Der Haken an der Sache: Der Verein verlangte von den Anbietern ein Miteigentum an der Software und begründete dies damit, dass man kostenlos Fachpersonal zur Definition der notwendigen Anforderungen bereitstelle. Für Kleinhans ist eine solche Forderung gegenüber einem Softwarehersteller mit einer eigenfinanzierten Lösung schlicht "unmöglich". Auch Abacus kommunizierte damals, mit seiner Lösung Nest/Abacus genau aus diesem Grund nicht an der Ausschreibung teilnehmen zu wollen. Kleinhans sieht als Lösung vor allem mehr Gespräche zwischen den Beteiligten. Daraus resultierten bessere Ergebnisse und weniger Misserfolge: "Ich würde mir wünschen, dass unter dem Patronat der Schweizerischen Informatikkonferenz ein einfaches und kurzes Arbeitsinstrument, beispielsweise eine Checkliste, unter der Mitwirkung von Swiss-ICT und einzelnen Herstellern erarbeitet wird", sagt er. Dieses solle den Verwaltungen Klarheit über die Gesprächsmöglichkeiten bieten und damit die Ängste vor einem angreifbaren Vorgehen minimieren.

Erfahrungen eines KMU

Ein Inhaber einer Berner Softwarefirma (Name der Redaktion bekannt) mit zwölf Mitarbeitern unterstützt Kleinhans in seiner Haltung: Diesen Frühling nahm er zum ersten Mal an einer WTO-Ausschreibung teil und macht sich nun Gedanken zu den immensen Kosten, die einem Anbieter dabei entstehen. 50'000 bis 100'000 Franken müssten für eine einzige Teilnahme budgetiert werden, sagt er. Da nur ein Anbieter den Zuschlag erhält, werden dadurch Millionen an Wirtschaftsleistung vernichtet, ist er ebenfalls überzeugt. Er kritisiert zudem die sehr kurze Angebotszeit von nur vier bis sechs Wochen. "Da muss man alles stehen und liegen lassen, will man da mitmachen. " Demgegenüber müsse die Offerte fünf Monate gültig bleiben. "Es wurde kein Zeitplan mitgeteilt, wann der Zuschlag erfolgt, man hängt in der Luft."

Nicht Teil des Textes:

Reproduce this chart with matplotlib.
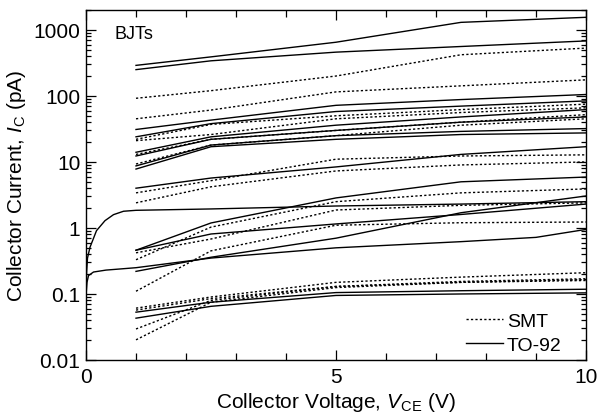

Sorgen machen ihm auch der gewünschte Realisierungszeitraum des Projekts, der sich mit der Angebotslaufzeit überschneidet. "Da sind Projektverschiebungen bereits vorprogrammiert." Kleine Firmen hätten nicht einfach das Problem, wirtschaftlich zu wenig leistungsfähig zu sein oder das Knowhow nicht zu haben, wie oft suggeriert werde. "Sie können einfach einen temporären Engpass weniger kaschieren oder mit den Mitarbeiter-Ressourcen jonglieren." Das wäre auch unfair gegenüber anderen Kunden. "Wir mussten für alle geplanten Mitarbeiter ein Profil erstellen. Diese Mitarbeiter kann ich nicht verplanen, bis wir einen Bescheid haben. Wenn man ehrlich ist, kann sich das keine Firma leisten, ohne dass dadurch anderorts Kosten entstehen."

Die Teilnahme an einer derartigen Ausschreibung sei daher für ein KMU seiner Grösse eigentlich zu risikoreich. Der Projektumfang hingegen entspreche dem, was sie auch für die Privatwirtschaft stemmen würden. An der jährlichen Informationsveranstaltung "Wie bewerbe ich mich erfolgreich für Aufträge der Bundesverwaltung " würden gerade auch kleinere Firmen ermuntert, an den Ausschreibungen teilzunehmen. Das stehe im Widerspruch zu den gesetzten Rahmenbedingungen. Interessant fände er daher die Erstellung einer Vollkostenrechnung der Ausschreibungspraxis für die Schweizer Wirtschaft und den Bund selbst. "Irgendwo muss ja das Geld wieder herkommen."